The key difference is that Roosevelt’s New Deal was a radical, and ultimately successful, effort to pull the United States out of the Great Depression. By contrast, Trump’s policy drive lacks such a clear, immediate catalyst, as the US economy was performing well before he came into office.
Rather than responding to a crisis, Trump’s policies seek to reorient the US economy by revitalizing its once-dominant manufacturing sector. Whether they will succeed is far from certain.
Weaponization of international trade is at the top of Trump’s economic agenda. Since April, he has imposed sweeping “reciprocal” tariffs on almost every country in the world, then adjusted them repeatedly; lifting some, lowering others and reinstating or increasing many. As a result, the average effective US tariff rate has surged from 2 percent in 2024 to more than 16 percent, its highest level since the 1930s.
While many commentators have warned that sharply higher tariffs could fuel domestic inflation, the real risk lies elsewhere. By increasing the cost of imported inputs from countries like Mexico, Canada and India, Trump’s tariffs raise US production costs and undermine the US’ ability to compete globally.
Reduced competitiveness will likely lead to a decline in US exports, squeezing working-class incomes. Trump’s One Big Beautiful Bill Act, which combines tax cuts for the rich with cuts to health-care and food-assistance programs, will compound the damage by disproportionately harming low- and middle-income Americans while adding trillions to the federal deficit.

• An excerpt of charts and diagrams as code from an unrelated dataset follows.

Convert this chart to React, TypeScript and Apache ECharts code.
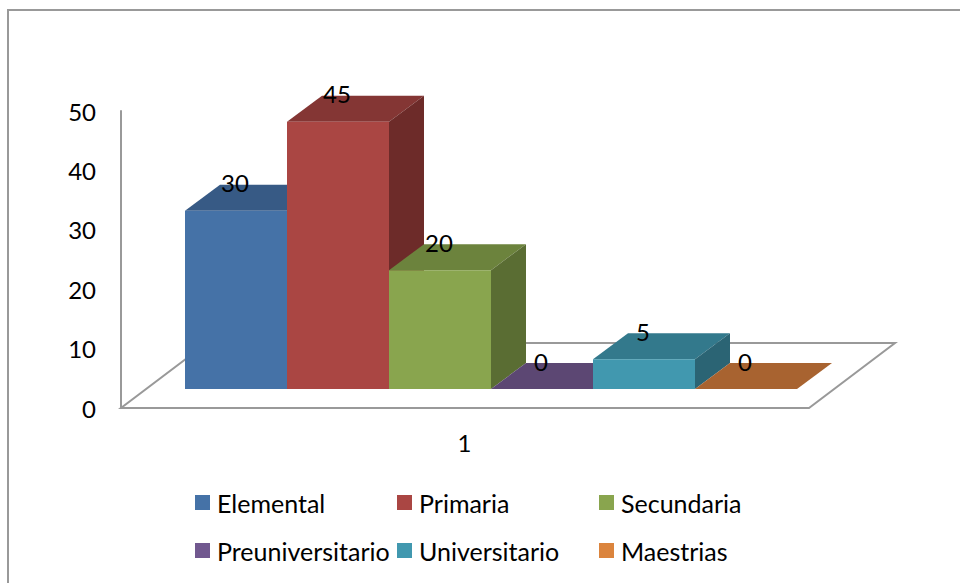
import React, { useEffect, useRef } from "react";
import * as echarts from "echarts";

const categories = ["1"];
const seriesNames = ["Elemental", "Primaria", "Secundaria", "Preuniversitario", "Universitario", "Maestrias"];
const seriesValues = [30, 45, 20, 0, 5, 0];
const frontColors = ["#4572A7", "#AA4643", "#89A54E", "#71588F", "#4198AF", "#DB843D"];
const topColors = ["#375A85", "#843634", "#6C833D", "#5C4773", "#33798C", "#A86330"];
const sideColors = ["#2E4C70", "#6D2B29", "#5A6D33", "#4B3A5F", "#2B6474", "#8C5228"];
const yTicks = { min: 0, max: 50, interval: 10 };

const FONT = "Lato";
const FS = 24;
const LEGEND_FS = 25;
const DX = 35;
const DY = -26;
const LINE = "#999999";

const pointsOf = (p: number[][]) => ({ points: p });

export default function App() {
  const ref = useRef<HTMLDivElement>(null);
  useEffect(() => {
    const chart = echarts.init(ref.current!, null, { renderer: "svg" });
    const renderItem = (idx: number) => (_: any, api: any) => {
      const i = api.value(0);
      const v = api.value(1);
      const [x0, y0] = api.coord([i, 0]);
      const [x1, y1] = api.coord([i + 1, v]);
      const children: any[] = [];
      children.push({
        type: "polygon",
        shape: pointsOf([[x0, y1], [x1, y1], [x1 + DX, y1 + DY], [x0 + DX, y1 + DY]]),
        style: { fill: topColors[idx] },
      });
      if (v > 0) {
        children.push({
          type: "polygon",
          shape: pointsOf([[x1, y1], [x1 + DX, y1 + DY], [x1 + DX, y0 + DY], [x1, y0]]),
          style: { fill: sideColors[idx] },
        });
        children.push({
          type: "rect",
          shape: { x: x0, y: y1, width: x1 - x0, height: y0 - y1 },
          style: { fill: frontColors[idx] },
        });
      }
      children.push({
        type: "text",
        z2: 10,
        style: {
          text: String(v),
          x: (x0 + x1) / 2 - 1,
          y: y1 + DY - 2,
          align: "center",
          verticalAlign: "middle",
          fontFamily: FONT,
          fontSize: FS,
          fill: "#000",
        },
      });
      return { type: "group", children };
    };

    const legendSlots = [
      [195, 490], [397, 490], [599, 490],
      [195, 538], [397, 538], [599, 538],
    ];

    chart.setOption({
      animation: false,
      backgroundColor: "#fff",
      grid: [
        { left: 121, top: 111, width: 687, height: 297 },
        { left: 185, top: 92, width: 612, height: 297 },
      ],
      xAxis: [
        {
          type: "category",
          gridIndex: 0,
          data: categories,
          axisLine: { show: false },
          axisTick: { show: false },
          axisLabel: { fontFamily: FONT, fontSize: FS, color: "#000", margin: 22 },
        },
        { type: "value", gridIndex: 1, min: 0, max: 6, show: false },
      ],
      yAxis: [
        {
          type: "value",
          gridIndex: 0,
          min: yTicks.min,
          max: yTicks.max,
          interval: yTicks.interval,
          splitLine: { show: false },
          axisLine: { show: true, lineStyle: { color: LINE, width: 2 } },
          axisTick: { show: false },
          axisLabel: { fontFamily: FONT, fontSize: FS, color: "#000", margin: 25, align: "right", padding: [3, 0, 0, 0] },
        },
        { type: "value", gridIndex: 1, min: yTicks.min, max: yTicks.max, show: false },
      ],
      legend: seriesNames.map((name, k) => ({
        data: [name],
        left: legendSlots[k][0],
        top: legendSlots[k][1],
        padding: 0,
        orient: "horizontal",
        icon: "rect",
        itemWidth: 15,
        itemHeight: 15,
        itemGap: 0,
        selectedMode: false,
        textStyle: { fontFamily: FONT, fontSize: LEGEND_FS, color: "#000", padding: [0, 0, 0, 2] },
      })),
      graphic: [
        {
          type: "polyline",
          z: 0,
          shape: { points: [[8, 583], [8, 10], [960, 10]] },
          style: { stroke: LINE, lineWidth: 2, fill: "none" },
        },
        {
          type: "polygon",
          z: 0,
          shape: { points: [[121, 408], [809, 408], [895, 343], [207, 343]] },
          style: { stroke: LINE, lineWidth: 2, fill: "#fff" },
        },
      ],
      series: seriesNames.map((name, k) => ({
        type: "custom",
        name,
        xAxisIndex: 1,
        yAxisIndex: 1,
        coordinateSystem: "cartesian2d",
        clip: false,
        silent: true,
        itemStyle: { color: frontColors[k] },
        renderItem: renderItem(k),
        encode: { x: 0, y: 1 },
        data: [[k, seriesValues[k]]],
      })),
    });
    return () => chart.dispose();
  }, []);
  return <div ref={ref} style={{ position: "fixed", left: 0, top: 0, width: 960, height: 583 }} />;
}
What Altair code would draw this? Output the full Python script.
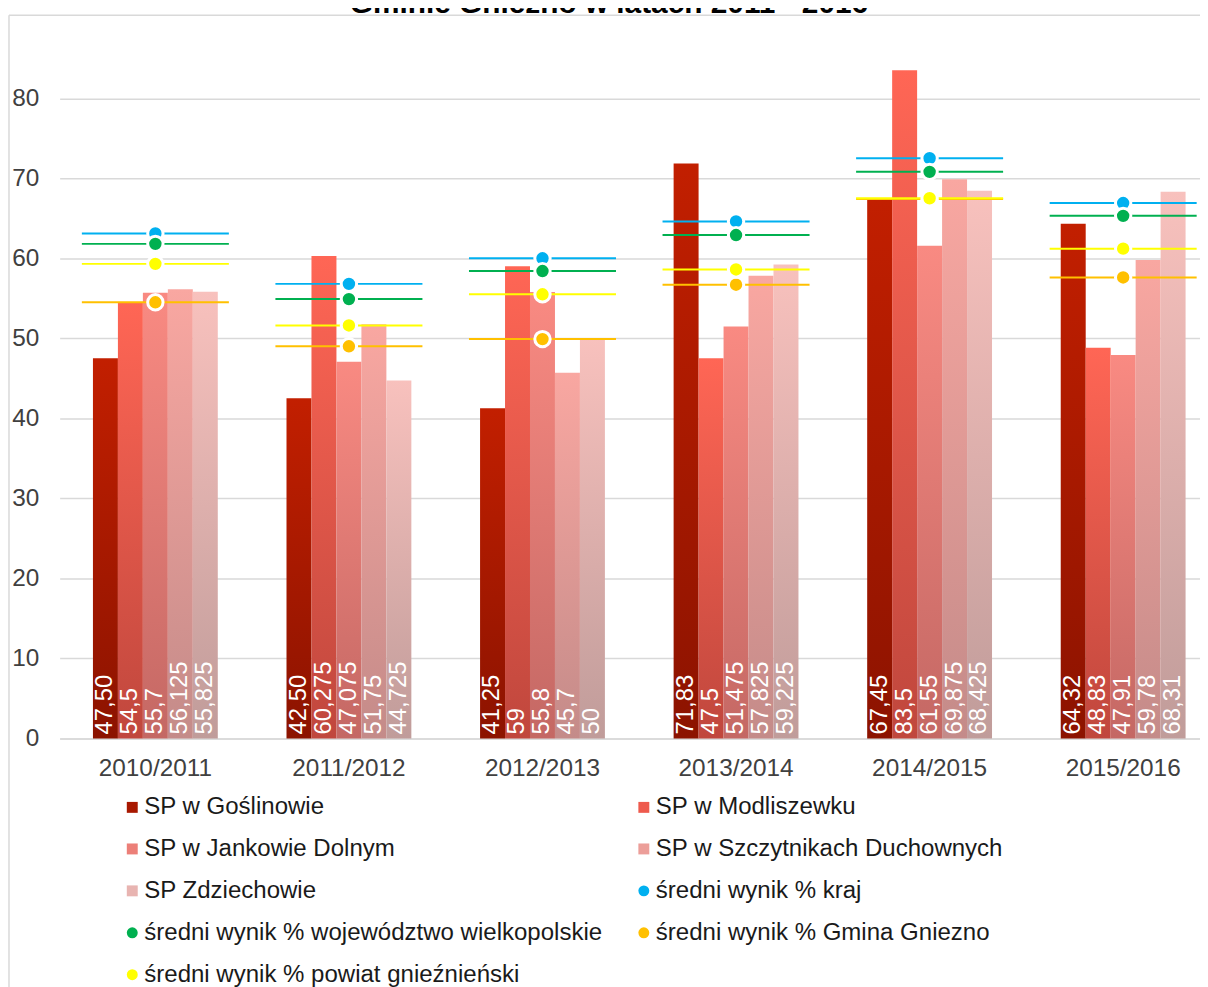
import altair as alt
import pandas as pd

# ---------------- data ----------------
years = ["2010/2011", "2011/2012", "2012/2013", "2013/2014", "2014/2015", "2015/2016"]

schools = [
    "SP w Goślinowie",
    "SP w Modliszewku",
    "SP w Jankowie Dolnym",
    "SP w Szczytnikach Duchownych",
    "SP Zdziechowie",
]

goslinowo = [47.50, 42.50, 41.25, 71.83, 67.45, 64.32]
modliszewko = [54.5, 60.275, 59.0, 47.5, 83.5, 48.83]
jankowo = [55.7, 47.075, 55.8, 51.475, 61.55, 47.91]
szczytniki = [56.125, 51.75, 45.7, 57.825, 69.875, 59.78]
zdziechowa = [55.825, 44.725, 50.0, 59.225, 68.425, 68.31]

goslinowo_lbl = ["47,50", "42,50", "41,25", "71,83", "67,45", "64,32"]
modliszewko_lbl = ["54,5", "60,275", "59", "47,5", "83,5", "48,83"]
jankowo_lbl = ["55,7", "47,075", "55,8", "51,475", "61,55", "47,91"]
szczytniki_lbl = ["56,125", "51,75", "45,7", "57,825", "69,875", "59,78"]
zdziechowa_lbl = ["55,825", "44,725", "50", "59,225", "68,425", "68,31"]

avg_names = [
    "średni wynik % kraj",
    "średni wynik % województwo wielkopolskie",
    "średni wynik % Gmina Gniezno",
    "średni wynik % powiat gnieźnieński",
]
kraj = [63.1, 56.8, 60.0, 64.6, 72.5, 66.9]
wojewodztwo = [61.8, 54.9, 58.4, 62.9, 70.8, 65.3]
gmina = [54.5, 49.0, 49.9, 56.7, 67.4, 57.6]
powiat = [59.3, 51.6, 55.5, 58.6, 67.5, 61.2]

title_text = "Gminie Gniezno w latach 2011 - 2016"

# ---------------- styles ----------------
FONT = "Liberation Sans"
bar_tops = ["#C21F00", "#FF6655", "#F98A82", "#F9A7A1", "#F8C1BD"]
bar_bottoms = ["#8C1300", "#C0473D", "#C46864", "#C48B89", "#C09C9A"]
legend_bar_colors = ["#A81800", "#EE5A4D", "#EC7F78", "#EC9E99", "#E8B4B1"]
avg_colors = ["#00B0F0", "#00B050", "#FFC000", "#FFFF00"]
grid_col = "#D9D9D9"

# ---------------- tables ----------------
rows = []
for s, vals, labs in zip(
    schools,
    [goslinowo, modliszewko, jankowo, szczytniki, zdziechowa],
    [goslinowo_lbl, modliszewko_lbl, jankowo_lbl, szczytniki_lbl, zdziechowa_lbl],
):
    for yr, v, lab in zip(years, vals, labs):
        rows.append({"rok": yr, "szkola": s, "wynik": v, "etykieta": lab})
bars_df = pd.DataFrame(rows)

arows = []
for n, vals in zip(avg_names, [kraj, wojewodztwo, gmina, powiat]):
    for yr, v in zip(years, vals):
        arows.append({"rok": yr, "seria": n, "wynik": v})
avg_df = pd.DataFrame(arows)

# legend: Vega fills the 2 columns top-to-bottom, so order entries so that
# the rows read like the original (row-major) legend
all_names = schools + avg_names
color_of = dict(zip(all_names, legend_bar_colors + avg_colors))
shape_of = dict(zip(all_names, ["square"] * 5 + ["circle"] * 4))
leg_order = all_names[0::2] + all_names[1::2]
legend_df = pd.DataFrame({"seria": leg_order})
dummy = pd.DataFrame({"a": [0]})

# ---------------- encodings ----------------
x_enc = alt.X(
    "rok:N",
    sort=years,
    scale=alt.Scale(domain=years, paddingInner=0.355, paddingOuter=0.172),
    axis=alt.Axis(
        title=None, labelAngle=0, labelFontSize=24.5, labelFont=FONT,
        labelColor="#404040", labelPadding=18, ticks=False,
        domainColor=grid_col, domainWidth=1.5, grid=False,
    ),
)

y_axis = alt.Axis(
    title=None, values=list(range(0, 90, 10)), labelFontSize=24.5, labelFont=FONT,
    labelColor="#404040", labelPadding=21, ticks=False, domain=False,
    gridColor=grid_col, gridWidth=1.5,
)
y_scale = alt.Scale(domain=[0, 90], nice=False, zero=True)
y_enc = alt.Y("wynik:Q", scale=y_scale, axis=y_axis)

xoff = alt.XOffset(
    "szkola:N", sort=schools,
    scale=alt.Scale(domain=schools, paddingInner=0, paddingOuter=0),
)

layers = []

# frame lines
layers.append(
    alt.Chart(dummy).mark_rule(color=grid_col, strokeWidth=1.5).encode(
        x=alt.value(-51), y=alt.value(-3), y2=alt.value(985)
    )
)
layers.append(
    alt.Chart(dummy).mark_rule(color=grid_col, strokeWidth=1.5).encode(
        x=alt.value(-51), x2=alt.value(1170), y=alt.value(-3)
    )
)

# bars with vertical gradients
for s, top, bot in zip(schools, bar_tops, bar_bottoms):
    grad = alt.Gradient(
        gradient="linear",
        stops=[alt.GradientStop(color=top, offset=0), alt.GradientStop(color=bot, offset=1)],
        x1=0, x2=0, y1=0, y2=1,
    )
    layers.append(
        alt.Chart(bars_df)
        .transform_filter(alt.datum.szkola == s)
        .mark_bar(fill=grad)
        .encode(x=x_enc, y=y_enc, xOffset=xoff)
    )

# value labels inside bars
layers.append(
    alt.Chart(bars_df)
    .transform_calculate(zero="0")
    .mark_text(angle=270, align="left", baseline="middle", dx=4,
               color="white", fontSize=24, font=FONT)
    .encode(
        x=x_enc,
        xOffset=xoff,
        y=alt.Y("zero:Q", scale=y_scale, axis=y_axis),
        text="etykieta:N",
    )
)

# average lines + markers
for n, col in zip(avg_names, avg_colors):
    layers.append(
        alt.Chart(avg_df)
        .transform_filter(alt.datum.seria == n)
        .mark_tick(size=148, thickness=2, color=col, opacity=1)
        .encode(x=x_enc, y=y_enc)
    )
    layers.append(
        alt.Chart(avg_df)
        .transform_filter(alt.datum.seria == n)
        .mark_circle(size=240, fill=col, stroke="white", strokeWidth=3, opacity=1)
        .encode(x=x_enc, y=y_enc)
    )

# legend carrier (no marks drawn)
leg = alt.Legend(
    orient="none", legendX=61, legendY=782, columns=2, title=None,
    labelFont=FONT, labelFontSize=24.2, labelColor="#1a1a1a", labelLimit=700,
    symbolSize=121, symbolStrokeWidth=0, symbolOpacity=1,
    rowPadding=17.2, columnPadding=29, labelOffset=0, padding=0,
)
layers.append(
    alt.Chart(legend_df)
    .transform_filter("false")
    .mark_point(filled=True, opacity=1)
    .encode(
        color=alt.Color("seria:N", sort=leg_order,
                        scale=alt.Scale(domain=leg_order,
                                        range=[color_of[n] for n in leg_order]),
                        legend=leg),
        shape=alt.Shape("seria:N", sort=leg_order,
                        scale=alt.Scale(domain=leg_order,
                                        range=[shape_of[n] for n in leg_order]),
                        legend=leg),
    )
)

# title (partially cut at top, as in the reference)
layers.append(
    alt.Chart(dummy).mark_text(
        text=title_text, font=FONT, fontSize=30, fontWeight="bold",
        color="#000000", align="center", baseline="alphabetic",
    ).encode(x=alt.value(553), y=alt.value(-5))
)

chart = (
    alt.layer(*layers)
    .properties(
        width=1167, height=725,
        autosize=alt.AutoSizeParams(type="none"),
        padding={"left": 52, "top": 7, "right": -19, "bottom": 247},
        background="white",
    )
    .configure_view(strokeWidth=0)
)

chart.save("out.html", embed_options={"renderer": "svg", "actions": False})
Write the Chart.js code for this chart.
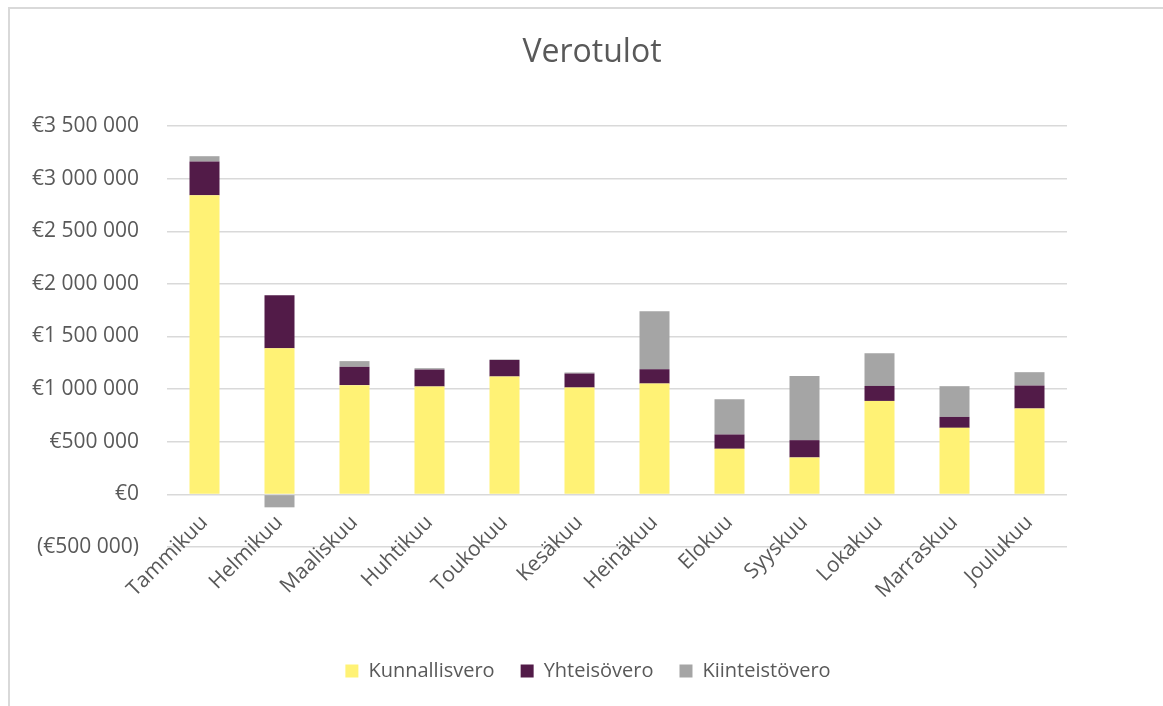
<!DOCTYPE html>
<html>
<head>
<meta charset="utf-8">
<script src="https://cdn.jsdelivr.net/npm/chart.js@4/dist/chart.umd.min.js"></script>
<style>
    html, body { margin: 0; padding: 0; background: #fff; }
    #wrap { position: relative; width: 1163px; height: 706px; overflow: hidden; }
    #frame { position: absolute; left: 8px; top: 7px; width: 1200px; height: 800px; border-left: 2px solid #d9d9d9; border-top: 2px solid #d9d9d9; }
    #myChart { position: absolute; left: 0; top: 0; }
</style>
</head>
<body>
<div id="wrap">
    <div id="frame"></div>
    <canvas id="myChart" width="1163" height="706"></canvas>
</div>
<script>
    var months = ['Tammikuu', 'Helmikuu', 'Maaliskuu', 'Huhtikuu', 'Toukokuu', 'Kesäkuu', 'Heinäkuu', 'Elokuu', 'Syyskuu', 'Lokakuu', 'Marraskuu', 'Joulukuu'];
    var kunnallisvero = [2843000, 1389000, 1038000, 1025000, 1120000, 1015000, 1053000, 433000, 351000, 888000, 632000, 816000];
    var yhteisovero = [320000, 503000, 174000, 161000, 157000, 133000, 136000, 136000, 164000, 142000, 104000, 218000];
    var kiinteistovero = [50000, -123000, 54000, 13000, 5000, 10000, 550000, 335000, 610000, 311000, 292000, 127000];
    var yTicks = [-500000, 0, 500000, 1000000, 1500000, 2000000, 2500000, 3000000, 3500000];
    var chartTitle = 'Verotulot';

    var textColor = '#595959';
    var fontFamily = '"Open Sans", "Liberation Sans", sans-serif';

    function euro(v) {
        var s = String(Math.abs(v)).replace(/\B(?=(\d{3})+(?!\d))/g, ' ');
        return v < 0 ? '(€' + s + ')' : '€' + s;
    }

    // title drawn centred on the whole frame, like the original
    var titlePlugin = {
        id: 'frameTitle',
        afterDraw: function (chart) {
            var c = chart.ctx;
            c.save();
            c.fillStyle = textColor;
            c.font = '32px ' + fontFamily;
            c.textAlign = 'center';
            c.textBaseline = 'middle';
            c.fillText(chartTitle, 592, 53);
            c.restore();
        }
    };

    // empty axis, only used to reserve room
    function spacer(pos, size) {
        return {
            type: pos === 'right' ? 'linear' : 'category',
            position: pos,
            grid: { display: false },
            border: { display: false },
            ticks: { display: false },
            afterFit: function (scale) {
                if (pos === 'right') scale.width = size; else scale.height = size;
            }
        };
    }

    function loadChart() {
        var ctx = document.getElementById('myChart').getContext('2d');

        var data = {
            labels: months,
            datasets: [
                { label: 'Kunnallisvero', data: kunnallisvero, backgroundColor: '#fff275' },
                { label: 'Yhteisövero', data: yhteisovero, backgroundColor: '#521b48' },
                { label: 'Kiinteistövero', data: kiinteistovero, backgroundColor: '#a5a5a5' }
            ]
        };

        var options = {
            responsive: false,
            animation: false,
            layout: {
                padding: { left: 13, right: 0, top: 126, bottom: 15 }
            },
            datasets: {
                bar: { barPercentage: 0.4, categoryPercentage: 1.0 }
            },
            scales: {
                x: {
                    stacked: true,
                    position: { y: 0 },
                    grid: { display: false },
                    border: { display: false },
                    ticks: {
                        color: textColor,
                        font: { family: fontFamily, size: 21 },
                        maxRotation: 45,
                        minRotation: 45,
                        padding: 8
                    }
                },
                xPad: spacer('bottom', 88),
                y: {
                    stacked: true,
                    position: 'left',
                    min: -500000,
                    max: 3500000,
                    afterBuildTicks: function (scale) {
                        scale.ticks = yTicks.map(function (v) { return { value: v }; });
                    },
                    grid: { color: '#d9d9d9', lineWidth: 1.5, drawTicks: false },
                    border: { display: false },
                    ticks: {
                        color: textColor,
                        font: { family: fontFamily, size: 21 },
                        padding: 28,
                        callback: function (v) { return euro(v); }
                    },
                    afterFit: function (scale) { scale.width = 154; }
                },
                yPad: spacer('right', 96)
            },
            plugins: {
                title: { display: false },
                legend: {
                    display: true,
                    position: 'bottom',
                    labels: {
                        color: textColor,
                        font: { family: fontFamily, size: 20 },
                        boxWidth: 13,
                        boxHeight: 13,
                        padding: 26
                    }
                },
                tooltip: { enabled: false }
            }
        };

        var myChart = new Chart(ctx, {
            type: 'bar',
            data: data,
            options: options,
            plugins: [titlePlugin]
        });
    }

    loadChart();
</script>
</body>
</html>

Unless these policies are reversed soon, which is an unlikely scenario, their impact on the US economy could be devastating. While the immediate effect on prices may be limited, high tariffs will ultimately slow gross domestic product (GDP) growth and erode wages, particularly for working-class Americans. This decline is likely to be a secular trend, potentially leading to a sharp deterioration in economic performance.